El no pago de la deuda gana respaldo
El peso de la deuda externa, que en términos per cápita en este año superará
al PIB por habitante, ha llevado a una inusitada unanimidad en torno al no
pago y la renegociación. A los sectores críticos de siempre, esto es
trabajadores, indígenas, mujeres, partidos de izquierda y centro izquierda,
hoy se suman voceros empresariales y de la derecha política. Sus
motivaciones, desde luego, son otras. Acostumbrados a ser beneficiarios
directos e indirectos de los recursos públicos, ahora que las arcas fiscales
están empobrecidas se niegan a cumplir obligaciones como el pago de impuestos,
cuya evasión significa unos 1.500 millones de dólares. Por eso impulsaron la
sustitución del impuesto a la renta por el impuesto del 1% a la circulación
de capitales, reforma desaconsejada por inconveniente por los propios técnicos
del gobierno, pero adoptada en virtud de acuerdos políticos.

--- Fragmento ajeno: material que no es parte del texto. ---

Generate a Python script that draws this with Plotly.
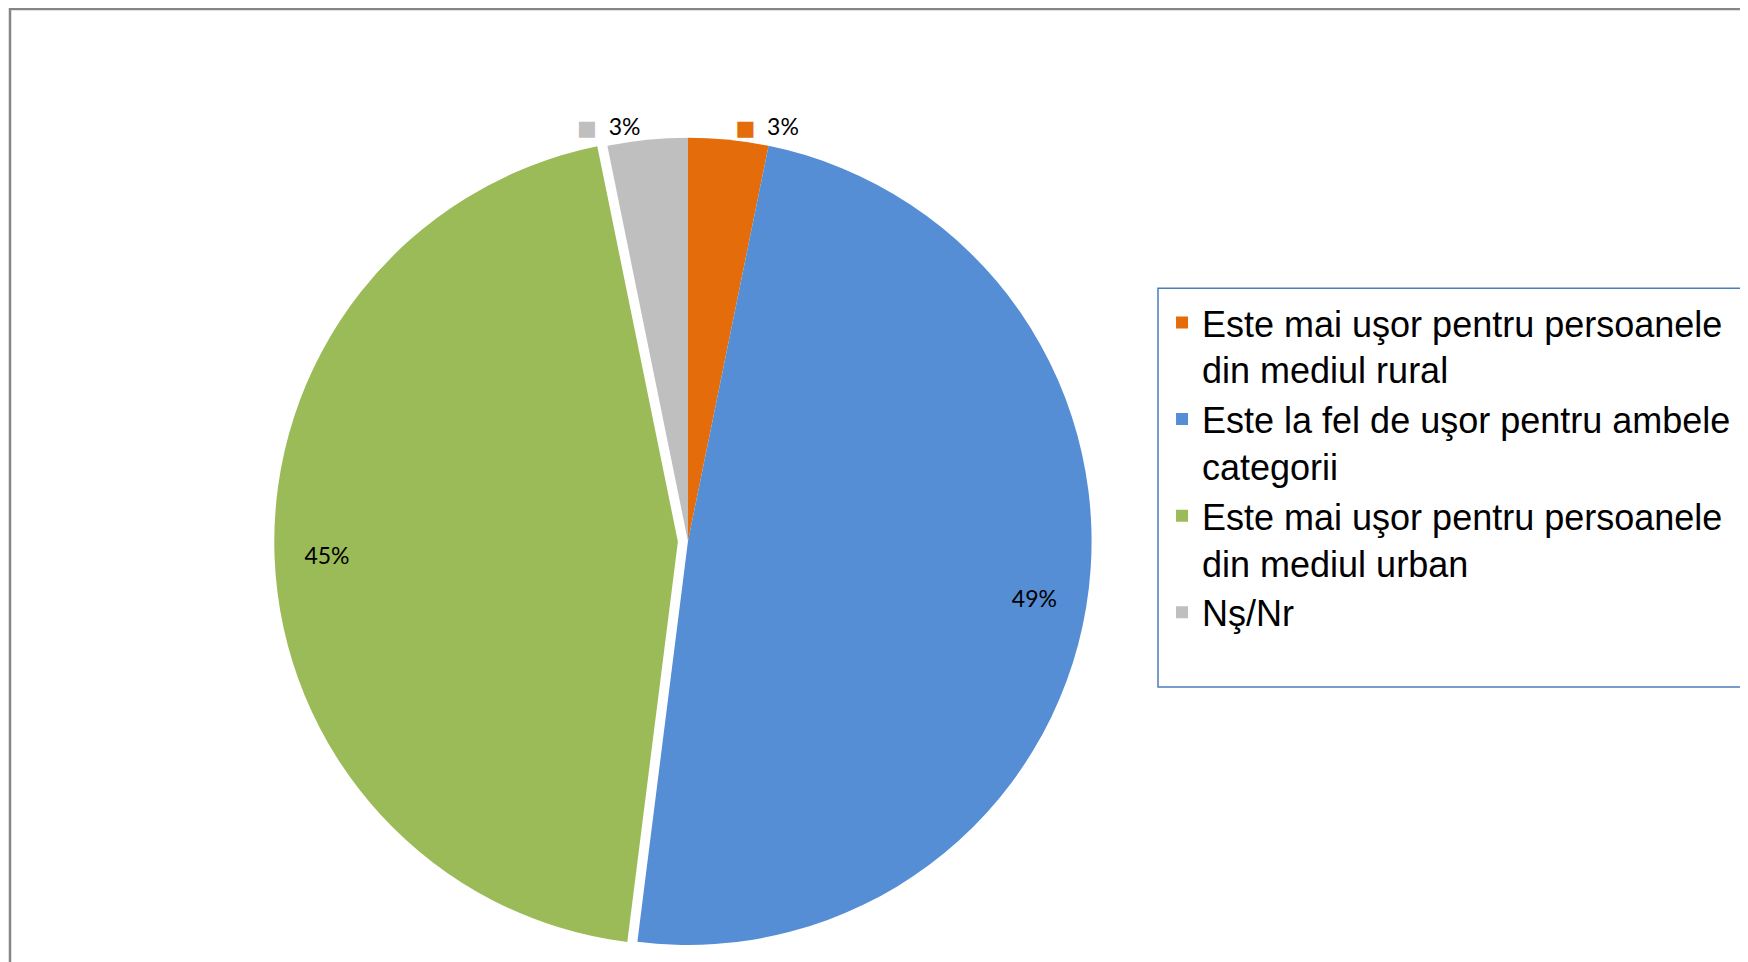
import plotly.graph_objects as go

# answers (percent of respondents), clockwise from 12 o'clock
labels = [
    "Este mai uşor pentru persoanele<br>din mediul rural",
    "Este la fel de uşor pentru ambele<br>categorii",
    "Este mai uşor pentru persoanele<br>din mediul urban",
    "Nş/Nr",
]
values = [3.2, 48.8, 44.8, 3.2]
colors = ["#E46C0A", "#558ED5", "#9BBB59", "#BFBFBF"]
pulls = [0, 0, 0.025, 0]

# small slices get their label outside, with a coloured key in front
small = [v < 10 for v in values]
out_tpl = ['<span style="color:%s;font-family:DejaVu Sans;font-size:21px">■</span>\u00a0\u00a0%%{percent:.0%%}' % c
           if s else "" for c, s in zip(colors, small)]
out_pos = ["outside" if s else "none" for s in small]
in_pos = ["none" if s else "inside" for s in small]

dom_x = [0.139, 0.639]
dom_y = [0.0, 0.8737]
lbl_font = dict(family="Lato", size=23, color="black")

fig = go.Figure()
fig.add_trace(go.Pie(
    labels=labels, values=values, sort=False, direction="clockwise", rotation=0,
    pull=pulls, marker=dict(colors=colors, line=dict(width=0)),
    texttemplate=out_tpl, textposition=out_pos, textfont=lbl_font,
    domain=dict(x=dom_x, y=dom_y), hoverinfo="label+percent",
))
# transparent ring on top: puts the big-slice labels near the rim, like Excel
fig.add_trace(go.Pie(
    labels=labels, values=values, sort=False, direction="clockwise", rotation=0,
    pull=pulls, hole=0.74, showlegend=False, hoverinfo="skip",
    marker=dict(colors=["rgba(0,0,0,0)"] * 4, line=dict(width=0)),
    texttemplate="%{percent:.0%}", textposition=in_pos, insidetextorientation="horizontal",
    textfont=lbl_font,
    domain=dict(x=dom_x, y=dom_y),
))

fig.update_layout(
    width=1748, height=962,
    margin=dict(l=0, r=0, t=0, b=0),
    paper_bgcolor="white", plot_bgcolor="white",
    font=dict(family="Liberation Sans", color="black"),
    legend=dict(
        x=0.6602, y=0.6995, xanchor="left", yanchor="top",
        font=dict(family="Liberation Sans", size=36, color="black"),
        borderwidth=0, valign="top", bgcolor="rgba(0,0,0,0)",
    ),
    shapes=[
        # outer chart-area frame (only top and left edges are visible)
        dict(type="rect", xref="paper", yref="paper",
             x0=0.00114, y0=0.999, x1=1.02, y1=-0.02,
             line=dict(color="#868686", width=2.5)),
        # legend frame
        dict(type="rect", xref="paper", yref="paper",
             x0=0.6579, y0=0.704, x1=0.9955, y1=0.283,
             line=dict(color="#4A7EBB", width=1.5)),
    ],
)

fig.write_html("out.html")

Así se ha añadido vulnerabilidad a los ingresos fiscales, ahora alimentados
por impuestos indirectos, los decaídos ingresos petroleros, alzas periódicas
de precios de combustibles, y más endeudamiento externo. Sobre estos
deprimidos recursos persisten las presiones privadas. Así, para salvar bancos
el Estado entregó ya unos 2.000 millones de dólares, y está obligado por Ley
a continuar asistiendo a estas entidades; parte del nuevo endeudamiento
externo tendrá justamente ese destino. También se presiona sobre los bienes
públicos. Los potenciales compradores quieren apresurar las privatizaciones,
para ello el gobierno promueve una Ley Marco para la Modernización y Reforma
del Estado, que otorga al Presidente poderes plenos para venderlo todo, y que
recibió una primera negativa en el Congreso.
Igualmente resulta inusitado que el FMI exija moderación en los excesos
privatizadores, para avanzar en las negociaciones sobre la firma de la carta
de intención, todavía pendiente. Sus condiciones tienen que ver con límites
elementales a las ventajas y asistencia otorgada a los bancos y a sus
accionistas, pide por ejemplo la aplicación transparente de los resultados de
las auditorías realizadas por firmas internacionales, que se revelarán a
finales de julio e implicarán la eliminación de algunas entidades como parte
del saneamiento bancario; plantea así mismo la limitación de la cobertura de
la Agencia de Garantía de Depósitos, que ahora responde por el 100%, y otras
reformas legales para garantizar un mínimo de controles y coherencia en el
manejo financiero. El gobierno, por su parte, cifra en el acuerdo con el
Fondo expectativas y esperanzas para sobrepasar los más críticos
requerimientos de recursos frescos. En medio de su soledad, tal parece que
ese es el único respaldo que le está quedando al régimen.